### What this task involves
Write out all the lines again, precisely as they stand, but without the images.

*** Data segment ***

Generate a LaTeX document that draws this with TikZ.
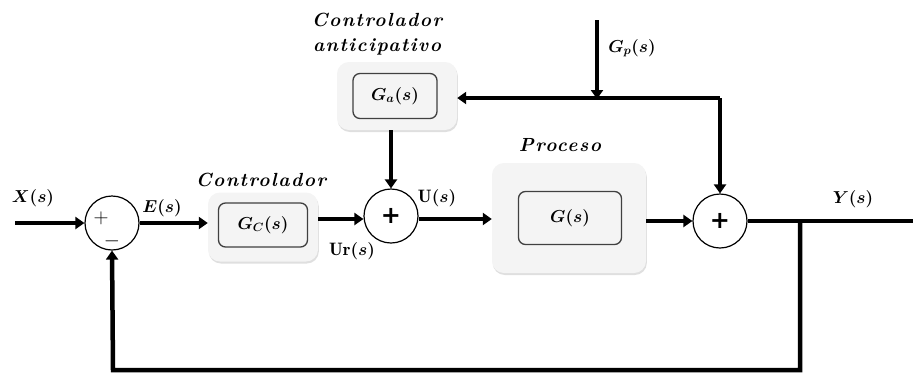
\documentclass[tikz,border=0pt]{standalone}
\usepackage{fontspec}
\usepackage{bm}
\usetikzlibrary{arrows.meta,shadows}
\newfontfamily\plusfont{DejaVu Sans}
\newfontfamily\titlefont{lmroman10-bolditalic.otf}[LetterSpace=8]
\tikzset{
  sig/.style={line width=4.5pt, line join=miter},
  arr/.style={sig, -{Triangle[length=9pt,width=12pt]}},
  sumnode/.style={circle, draw, line width=1.2pt, minimum size=54pt, inner sep=0pt, fill=white},
  outerbox/.style={rounded corners=12pt, fill=gray!9, draw=none,
     drop shadow={shadow xshift=0.8pt, shadow yshift=-2pt, opacity=0.35, fill=gray!70}},
  innerbox/.style={rounded corners=7pt, fill=gray!9, draw=black!75, line width=1.3pt},
  lbl/.style={font=\fontsize{18}{20}\selectfont, inner sep=0pt},
  sign/.style={font=\fontsize{22}{24}\selectfont, inner sep=0pt},
  plus/.style={font=\plusfont\fontsize{24}{26}\selectfont\bfseries, inner sep=0pt},
  title/.style={font=\titlefont\fontsize{19}{25}\selectfont, inner sep=0pt, align=center}
}
\begin{document}
\begin{tikzpicture}[x=1pt,y=-1pt]
\useasboundingbox[fill=white] (0,0) rectangle (913,376);

% summing junctions
\node[sumnode] (s1) at (112,223) {};
\node[sumnode] (s2) at (391,216) {};
\node[sumnode] (s3) at (720,221) {};
\node[sign] (p1) at (101,218) {$+$};
\node[sign] (m1) at (112,241) {$-$};
\node[plus] (p2) at (391,216) {+};
\node[plus] (p3) at (720,221) {+};

% blocks
\node[outerbox, minimum width=110pt, minimum height=69pt] (gc) at (263,227) {};
\node[innerbox, minimum width=89pt, minimum height=44pt, lbl] (gci) at (263,225) {$\bm{G_C(s)}$};

\node[outerbox, minimum width=120pt, minimum height=68pt] (ga) at (397,96) {};
\node[innerbox, minimum width=84pt, minimum height=45pt, lbl] (gai) at (395,96) {$\bm{G_a(s)}$};

\node[outerbox, minimum width=154pt, minimum height=110pt] (gp) at (569,218) {};
\node[innerbox, minimum width=103pt, minimum height=53pt, lbl] (gpi) at (570,218) {$\bm{G(s)}$};

% titles
\node[title] (tgc) at (261,180) {Controlador};
\node[title] (tga) at (377,34) {Controlador\\anticipativo};
\node[title] (tgp) at (560,145) {Proceso};

% signal labels
\node[lbl] (lx) at (33,198) {$\bm{X(s)}$};
\node[lbl] (le) at (162,208) {$\bm{E(s)}$};
\node[lbl] (lur) at (352,251) {$\mathbf{Ur}\bm{(s)}$};
\node[lbl] (lu) at (437,198) {$\mathbf{U}\bm{(s)}$};
\node[lbl] (ly) at (853,199) {$\bm{Y(s)}$};
\node[lbl] (lgp) at (632,48) {$\bm{G_p(s)}$};

% coordinates
\coordinate (xin) at (15,223);
\coordinate (yout) at (913,221);
\coordinate (br) at (800,221);
\coordinate (bot) at (113,370);
\coordinate (gptop) at (597,20);
\coordinate (j) at (597,98);
\coordinate (jr) at (720,98);

% connectors
\draw[arr] (xin) -- (s1.west);
\draw[arr] (s1.east) -- (s1.east -| gc.west);
\draw[arr] (gc.east |- 0,219) -- (s2.west |- 0,219);
\draw[arr] (s2.east |- 0,219) -- (gp.west |- 0,219);
\draw[arr] (gp.east |- 0,221) -- (s3.west);
\draw[sig] (s3.east) -- (yout);
\draw[arr] (br) |- (bot) -- (s1.south);
\draw[arr] (gptop) -- ([yshift=-1pt]j);
\draw[arr] (jr) -- (ga.east |- jr);
\draw[arr] (jr) -- (s3.north);
\draw[arr] (ga.south -| s2.north) -- (s2.north);
\end{tikzpicture}
\end{document}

***

### Task response
Generate a LaTeX document that draws this with TikZ.
\documentclass[tikz,border=0pt]{standalone}
\usepackage{fontspec}
\usepackage{bm}
\usetikzlibrary{arrows.meta,shadows}
\newfontfamily\plusfont{DejaVu Sans}
\newfontfamily\titlefont{lmroman10-bolditalic.otf}[LetterSpace=8]
\tikzset{
  sig/.style={line width=4.5pt, line join=miter},
  arr/.style={sig, -{Triangle[length=9pt,width=12pt]}},
  sumnode/.style={circle, draw, line width=1.2pt, minimum size=54pt, inner sep=0pt, fill=white},
  outerbox/.style={rounded corners=12pt, fill=gray!9, draw=none,
     drop shadow={shadow xshift=0.8pt, shadow yshift=-2pt, opacity=0.35, fill=gray!70}},
  innerbox/.style={rounded corners=7pt, fill=gray!9, draw=black!75, line width=1.3pt},
  lbl/.style={font=\fontsize{18}{20}\selectfont, inner sep=0pt},
  sign/.style={font=\fontsize{22}{24}\selectfont, inner sep=0pt},
  plus/.style={font=\plusfont\fontsize{24}{26}\selectfont\bfseries, inner sep=0pt},
  title/.style={font=\titlefont\fontsize{19}{25}\selectfont, inner sep=0pt, align=center}
}
\begin{document}
\begin{tikzpicture}[x=1pt,y=-1pt]
\useasboundingbox[fill=white] (0,0) rectangle (913,376);

% summing junctions
\node[sumnode] (s1) at (112,223) {};
\node[sumnode] (s2) at (391,216) {};
\node[sumnode] (s3) at (720,221) {};
\node[sign] (p1) at (101,218) {$+$};
\node[sign] (m1) at (112,241) {$-$};
\node[plus] (p2) at (391,216) {+};
\node[plus] (p3) at (720,221) {+};

% blocks
\node[outerbox, minimum width=110pt, minimum height=69pt] (gc) at (263,227) {};
\node[innerbox, minimum width=89pt, minimum height=44pt, lbl] (gci) at (263,225) {$\bm{G_C(s)}$};

\node[outerbox, minimum width=120pt, minimum height=68pt] (ga) at (397,96) {};
\node[innerbox, minimum width=84pt, minimum height=45pt, lbl] (gai) at (395,96) {$\bm{G_a(s)}$};

\node[outerbox, minimum width=154pt, minimum height=110pt] (gp) at (569,218) {};
\node[innerbox, minimum width=103pt, minimum height=53pt, lbl] (gpi) at (570,218) {$\bm{G(s)}$};

% titles
\node[title] (tgc) at (261,180) {Controlador};
\node[title] (tga) at (377,34) {Controlador\\anticipativo};
\node[title] (tgp) at (560,145) {Proceso};

% signal labels
\node[lbl] (lx) at (33,198) {$\bm{X(s)}$};
\node[lbl] (le) at (162,208) {$\bm{E(s)}$};
\node[lbl] (lur) at (352,251) {$\mathbf{Ur}\bm{(s)}$};
\node[lbl] (lu) at (437,198) {$\mathbf{U}\bm{(s)}$};
\node[lbl] (ly) at (853,199) {$\bm{Y(s)}$};
\node[lbl] (lgp) at (632,48) {$\bm{G_p(s)}$};

% coordinates
\coordinate (xin) at (15,223);
\coordinate (yout) at (913,221);
\coordinate (br) at (800,221);
\coordinate (bot) at (113,370);
\coordinate (gptop) at (597,20);
\coordinate (j) at (597,98);
\coordinate (jr) at (720,98);

% connectors
\draw[arr] (xin) -- (s1.west);
\draw[arr] (s1.east) -- (s1.east -| gc.west);
\draw[arr] (gc.east |- 0,219) -- (s2.west |- 0,219);
\draw[arr] (s2.east |- 0,219) -- (gp.west |- 0,219);
\draw[arr] (gp.east |- 0,221) -- (s3.west);
\draw[sig] (s3.east) -- (yout);
\draw[arr] (br) |- (bot) -- (s1.south);
\draw[arr] (gptop) -- ([yshift=-1pt]j);
\draw[arr] (jr) -- (ga.east |- jr);
\draw[arr] (jr) -- (s3.north);
\draw[arr] (ga.south -| s2.north) -- (s2.north);
\end{tikzpicture}
\end{document}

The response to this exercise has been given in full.